━━ Data for this task ━━

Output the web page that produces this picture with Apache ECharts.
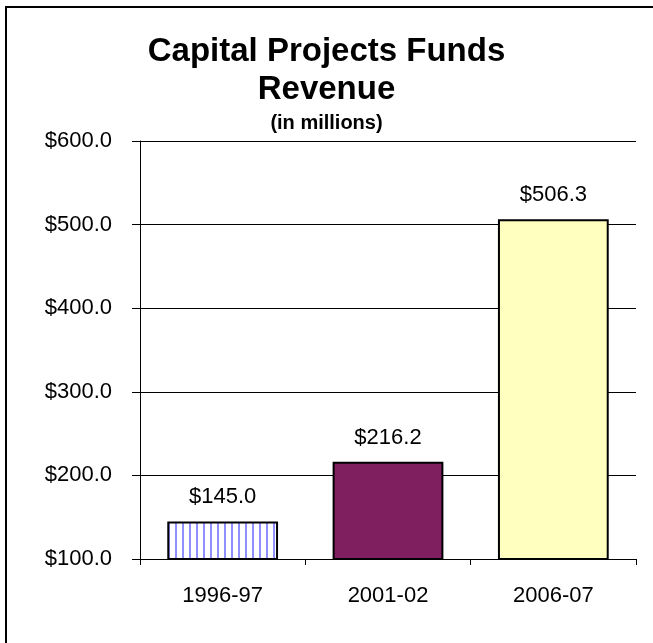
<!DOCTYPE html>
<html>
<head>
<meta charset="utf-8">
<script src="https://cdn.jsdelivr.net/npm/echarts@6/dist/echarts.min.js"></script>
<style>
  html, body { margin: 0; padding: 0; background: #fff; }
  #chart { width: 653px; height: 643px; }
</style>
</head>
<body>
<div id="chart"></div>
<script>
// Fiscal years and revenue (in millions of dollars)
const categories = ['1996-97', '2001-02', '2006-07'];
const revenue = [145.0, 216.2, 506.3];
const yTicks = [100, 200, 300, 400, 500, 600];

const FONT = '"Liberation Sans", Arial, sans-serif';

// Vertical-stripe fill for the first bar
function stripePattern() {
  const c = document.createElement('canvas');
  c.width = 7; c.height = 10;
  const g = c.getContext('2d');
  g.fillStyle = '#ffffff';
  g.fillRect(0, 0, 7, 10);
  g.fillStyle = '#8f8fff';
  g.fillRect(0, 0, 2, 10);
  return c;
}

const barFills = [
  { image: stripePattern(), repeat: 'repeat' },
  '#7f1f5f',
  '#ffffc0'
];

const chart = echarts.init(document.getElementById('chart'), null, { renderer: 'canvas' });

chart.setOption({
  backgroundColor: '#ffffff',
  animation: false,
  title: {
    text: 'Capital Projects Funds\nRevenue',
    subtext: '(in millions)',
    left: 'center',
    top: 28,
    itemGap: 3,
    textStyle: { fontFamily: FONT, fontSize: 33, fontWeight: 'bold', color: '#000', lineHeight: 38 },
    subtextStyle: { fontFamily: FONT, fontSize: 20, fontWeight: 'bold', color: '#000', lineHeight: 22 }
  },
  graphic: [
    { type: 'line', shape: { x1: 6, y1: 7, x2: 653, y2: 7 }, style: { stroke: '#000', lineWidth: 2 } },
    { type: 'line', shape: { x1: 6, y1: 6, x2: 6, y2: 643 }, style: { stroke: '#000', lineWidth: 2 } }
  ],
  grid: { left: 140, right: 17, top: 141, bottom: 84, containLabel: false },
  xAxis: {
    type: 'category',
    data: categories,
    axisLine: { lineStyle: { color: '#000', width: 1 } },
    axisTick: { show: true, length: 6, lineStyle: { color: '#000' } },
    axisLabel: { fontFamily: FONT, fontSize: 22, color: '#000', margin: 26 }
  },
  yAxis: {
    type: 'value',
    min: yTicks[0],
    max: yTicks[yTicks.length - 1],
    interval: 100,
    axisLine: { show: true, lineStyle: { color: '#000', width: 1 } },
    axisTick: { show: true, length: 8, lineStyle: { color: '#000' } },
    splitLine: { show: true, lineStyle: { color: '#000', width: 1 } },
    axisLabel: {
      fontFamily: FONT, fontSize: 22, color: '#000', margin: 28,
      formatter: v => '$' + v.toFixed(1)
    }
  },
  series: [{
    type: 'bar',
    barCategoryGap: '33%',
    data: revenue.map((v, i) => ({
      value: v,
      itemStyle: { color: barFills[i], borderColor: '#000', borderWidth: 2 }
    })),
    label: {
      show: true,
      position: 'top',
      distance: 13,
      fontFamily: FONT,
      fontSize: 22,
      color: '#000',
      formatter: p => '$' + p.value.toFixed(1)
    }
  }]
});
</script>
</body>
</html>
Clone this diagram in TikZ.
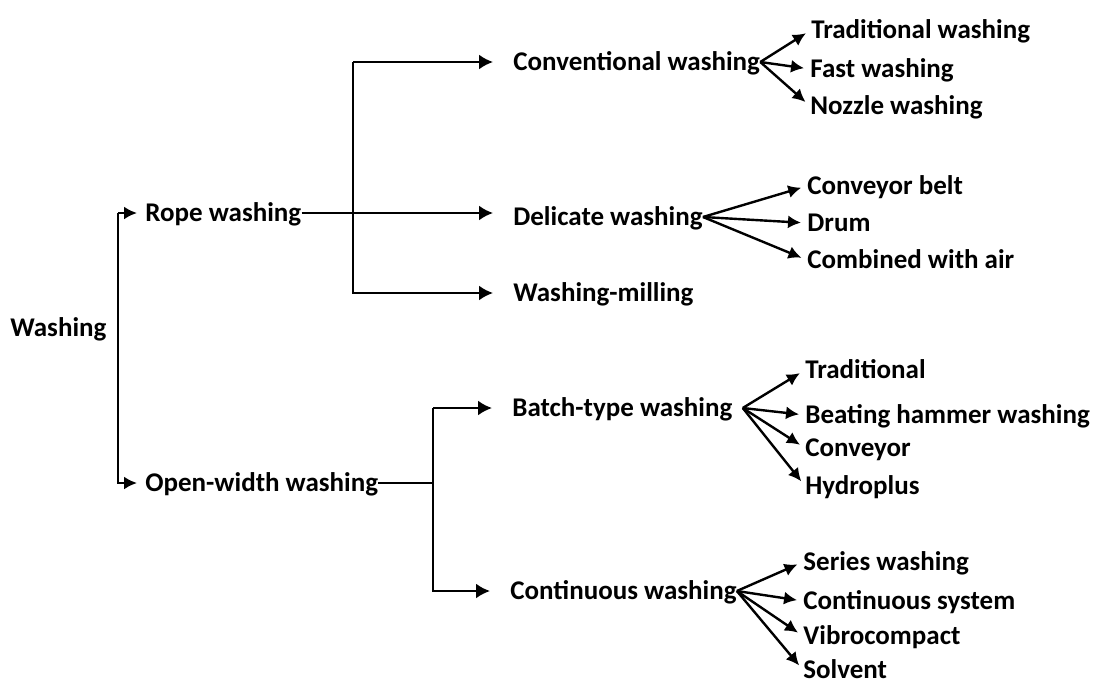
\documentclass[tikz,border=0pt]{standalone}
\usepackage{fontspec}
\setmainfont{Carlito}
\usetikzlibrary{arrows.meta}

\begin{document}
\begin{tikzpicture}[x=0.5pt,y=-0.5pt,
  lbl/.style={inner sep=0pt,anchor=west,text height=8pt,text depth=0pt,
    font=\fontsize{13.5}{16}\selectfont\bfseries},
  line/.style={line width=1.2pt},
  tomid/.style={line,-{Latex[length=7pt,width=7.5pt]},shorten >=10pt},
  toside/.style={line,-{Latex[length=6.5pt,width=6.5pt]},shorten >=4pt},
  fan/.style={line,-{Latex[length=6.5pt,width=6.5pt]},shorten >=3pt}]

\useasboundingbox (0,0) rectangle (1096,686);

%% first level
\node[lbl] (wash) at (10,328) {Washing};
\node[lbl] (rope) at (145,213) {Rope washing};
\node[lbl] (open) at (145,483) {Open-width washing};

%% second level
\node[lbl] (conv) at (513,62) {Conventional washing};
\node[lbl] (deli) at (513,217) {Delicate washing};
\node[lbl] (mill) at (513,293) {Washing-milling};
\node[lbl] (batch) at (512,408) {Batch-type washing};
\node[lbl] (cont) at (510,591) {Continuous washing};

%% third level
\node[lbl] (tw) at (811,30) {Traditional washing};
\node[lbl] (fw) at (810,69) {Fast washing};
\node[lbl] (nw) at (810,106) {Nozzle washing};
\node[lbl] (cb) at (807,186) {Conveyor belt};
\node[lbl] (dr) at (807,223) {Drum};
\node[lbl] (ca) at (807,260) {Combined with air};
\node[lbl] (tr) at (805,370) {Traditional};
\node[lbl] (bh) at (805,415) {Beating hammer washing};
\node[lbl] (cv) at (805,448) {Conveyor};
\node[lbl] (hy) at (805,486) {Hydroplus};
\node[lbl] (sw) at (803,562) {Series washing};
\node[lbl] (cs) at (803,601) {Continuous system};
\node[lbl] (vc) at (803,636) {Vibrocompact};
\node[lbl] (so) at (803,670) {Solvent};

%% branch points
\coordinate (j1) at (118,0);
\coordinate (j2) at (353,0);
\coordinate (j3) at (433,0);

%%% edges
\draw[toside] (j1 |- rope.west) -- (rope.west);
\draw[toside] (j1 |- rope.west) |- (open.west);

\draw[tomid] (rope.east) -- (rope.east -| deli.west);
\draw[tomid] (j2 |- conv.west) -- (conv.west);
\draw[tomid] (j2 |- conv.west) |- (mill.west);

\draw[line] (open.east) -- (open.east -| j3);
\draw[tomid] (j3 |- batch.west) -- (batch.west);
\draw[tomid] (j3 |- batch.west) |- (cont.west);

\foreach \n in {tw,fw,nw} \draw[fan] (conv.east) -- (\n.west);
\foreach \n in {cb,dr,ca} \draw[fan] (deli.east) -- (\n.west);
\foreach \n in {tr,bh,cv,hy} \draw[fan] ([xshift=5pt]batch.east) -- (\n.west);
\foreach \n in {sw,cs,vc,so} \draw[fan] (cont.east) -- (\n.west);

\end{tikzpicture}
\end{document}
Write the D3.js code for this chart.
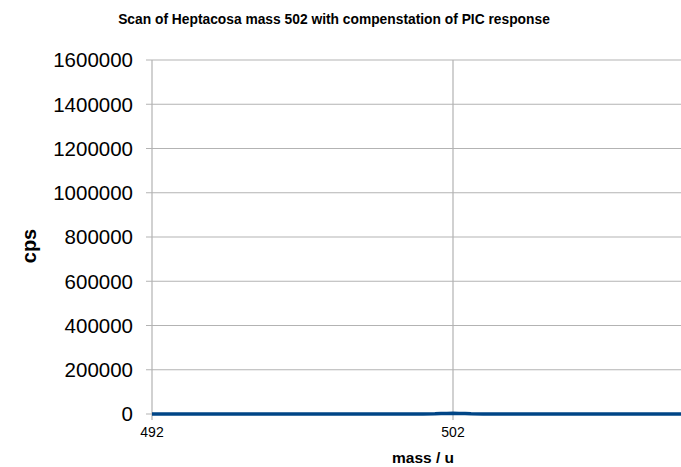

━━━

> [Written request] Go through the listing above and write it out again exactly, dropping the pictures.

> [Final result]
Output the web page that produces this picture with Apache ECharts.
<!DOCTYPE html>
<html>
<head>
<meta charset="utf-8">
<script src="https://cdn.jsdelivr.net/npm/echarts@6/dist/echarts.min.js"></script>
<style>
  html, body { margin: 0; padding: 0; background: #fff; }
  #chart { width: 653px; height: 643px; }
</style>
</head>
<body>
<div id="chart"></div>
<script>
// Fiscal years and revenue (in millions of dollars)
const categories = ['1996-97', '2001-02', '2006-07'];
const revenue = [145.0, 216.2, 506.3];
const yTicks = [100, 200, 300, 400, 500, 600];

const FONT = '"Liberation Sans", Arial, sans-serif';

// Vertical-stripe fill for the first bar
function stripePattern() {
  const c = document.createElement('canvas');
  c.width = 7; c.height = 10;
  const g = c.getContext('2d');
  g.fillStyle = '#ffffff';
  g.fillRect(0, 0, 7, 10);
  g.fillStyle = '#8f8fff';
  g.fillRect(0, 0, 2, 10);
  return c;
}

const barFills = [
  { image: stripePattern(), repeat: 'repeat' },
  '#7f1f5f',
  '#ffffc0'
];

const chart = echarts.init(document.getElementById('chart'), null, { renderer: 'canvas' });

chart.setOption({
  backgroundColor: '#ffffff',
  animation: false,
  title: {
    text: 'Capital Projects Funds\nRevenue',
    subtext: '(in millions)',
    left: 'center',
    top: 28,
    itemGap: 3,
    textStyle: { fontFamily: FONT, fontSize: 33, fontWeight: 'bold', color: '#000', lineHeight: 38 },
    subtextStyle: { fontFamily: FONT, fontSize: 20, fontWeight: 'bold', color: '#000', lineHeight: 22 }
  },
  graphic: [
    { type: 'line', shape: { x1: 6, y1: 7, x2: 653, y2: 7 }, style: { stroke: '#000', lineWidth: 2 } },
    { type: 'line', shape: { x1: 6, y1: 6, x2: 6, y2: 643 }, style: { stroke: '#000', lineWidth: 2 } }
  ],
  grid: { left: 140, right: 17, top: 141, bottom: 84, containLabel: false },
  xAxis: {
    type: 'category',
    data: categories,
    axisLine: { lineStyle: { color: '#000', width: 1 } },
    axisTick: { show: true, length: 6, lineStyle: { color: '#000' } },
    axisLabel: { fontFamily: FONT, fontSize: 22, color: '#000', margin: 26 }
  },
  yAxis: {
    type: 'value',
    min: yTicks[0],
    max: yTicks[yTicks.length - 1],
    interval: 100,
    axisLine: { show: true, lineStyle: { color: '#000', width: 1 } },
    axisTick: { show: true, length: 8, lineStyle: { color: '#000' } },
    splitLine: { show: true, lineStyle: { color: '#000', width: 1 } },
    axisLabel: {
      fontFamily: FONT, fontSize: 22, color: '#000', margin: 28,
      formatter: v => '$' + v.toFixed(1)
    }
  },
  series: [{
    type: 'bar',
    barCategoryGap: '33%',
    data: revenue.map((v, i) => ({
      value: v,
      itemStyle: { color: barFills[i], borderColor: '#000', borderWidth: 2 }
    })),
    label: {
      show: true,
      position: 'top',
      distance: 13,
      fontFamily: FONT,
      fontSize: 22,
      color: '#000',
      formatter: p => '$' + p.value.toFixed(1)
    }
  }]
});
</script>
</body>
</html>
Clone this diagram in TikZ.
\documentclass[tikz,border=0pt]{standalone}
\usepackage{fontspec}
\setmainfont{Carlito}
\usetikzlibrary{arrows.meta}

\begin{document}
\begin{tikzpicture}[x=0.5pt,y=-0.5pt,
  lbl/.style={inner sep=0pt,anchor=west,text height=8pt,text depth=0pt,
    font=\fontsize{13.5}{16}\selectfont\bfseries},
  line/.style={line width=1.2pt},
  tomid/.style={line,-{Latex[length=7pt,width=7.5pt]},shorten >=10pt},
  toside/.style={line,-{Latex[length=6.5pt,width=6.5pt]},shorten >=4pt},
  fan/.style={line,-{Latex[length=6.5pt,width=6.5pt]},shorten >=3pt}]

\useasboundingbox (0,0) rectangle (1096,686);

%% first level
\node[lbl] (wash) at (10,328) {Washing};
\node[lbl] (rope) at (145,213) {Rope washing};
\node[lbl] (open) at (145,483) {Open-width washing};

%% second level
\node[lbl] (conv) at (513,62) {Conventional washing};
\node[lbl] (deli) at (513,217) {Delicate washing};
\node[lbl] (mill) at (513,293) {Washing-milling};
\node[lbl] (batch) at (512,408) {Batch-type washing};
\node[lbl] (cont) at (510,591) {Continuous washing};

%% third level
\node[lbl] (tw) at (811,30) {Traditional washing};
\node[lbl] (fw) at (810,69) {Fast washing};
\node[lbl] (nw) at (810,106) {Nozzle washing};
\node[lbl] (cb) at (807,186) {Conveyor belt};
\node[lbl] (dr) at (807,223) {Drum};
\node[lbl] (ca) at (807,260) {Combined with air};
\node[lbl] (tr) at (805,370) {Traditional};
\node[lbl] (bh) at (805,415) {Beating hammer washing};
\node[lbl] (cv) at (805,448) {Conveyor};
\node[lbl] (hy) at (805,486) {Hydroplus};
\node[lbl] (sw) at (803,562) {Series washing};
\node[lbl] (cs) at (803,601) {Continuous system};
\node[lbl] (vc) at (803,636) {Vibrocompact};
\node[lbl] (so) at (803,670) {Solvent};

%% branch points
\coordinate (j1) at (118,0);
\coordinate (j2) at (353,0);
\coordinate (j3) at (433,0);

%%% edges
\draw[toside] (j1 |- rope.west) -- (rope.west);
\draw[toside] (j1 |- rope.west) |- (open.west);

\draw[tomid] (rope.east) -- (rope.east -| deli.west);
\draw[tomid] (j2 |- conv.west) -- (conv.west);
\draw[tomid] (j2 |- conv.west) |- (mill.west);

\draw[line] (open.east) -- (open.east -| j3);
\draw[tomid] (j3 |- batch.west) -- (batch.west);
\draw[tomid] (j3 |- batch.west) |- (cont.west);

\foreach \n in {tw,fw,nw} \draw[fan] (conv.east) -- (\n.west);
\foreach \n in {cb,dr,ca} \draw[fan] (deli.east) -- (\n.west);
\foreach \n in {tr,bh,cv,hy} \draw[fan] ([xshift=5pt]batch.east) -- (\n.west);
\foreach \n in {sw,cs,vc,so} \draw[fan] (cont.east) -- (\n.west);

\end{tikzpicture}
\end{document}
Write the D3.js code for this chart.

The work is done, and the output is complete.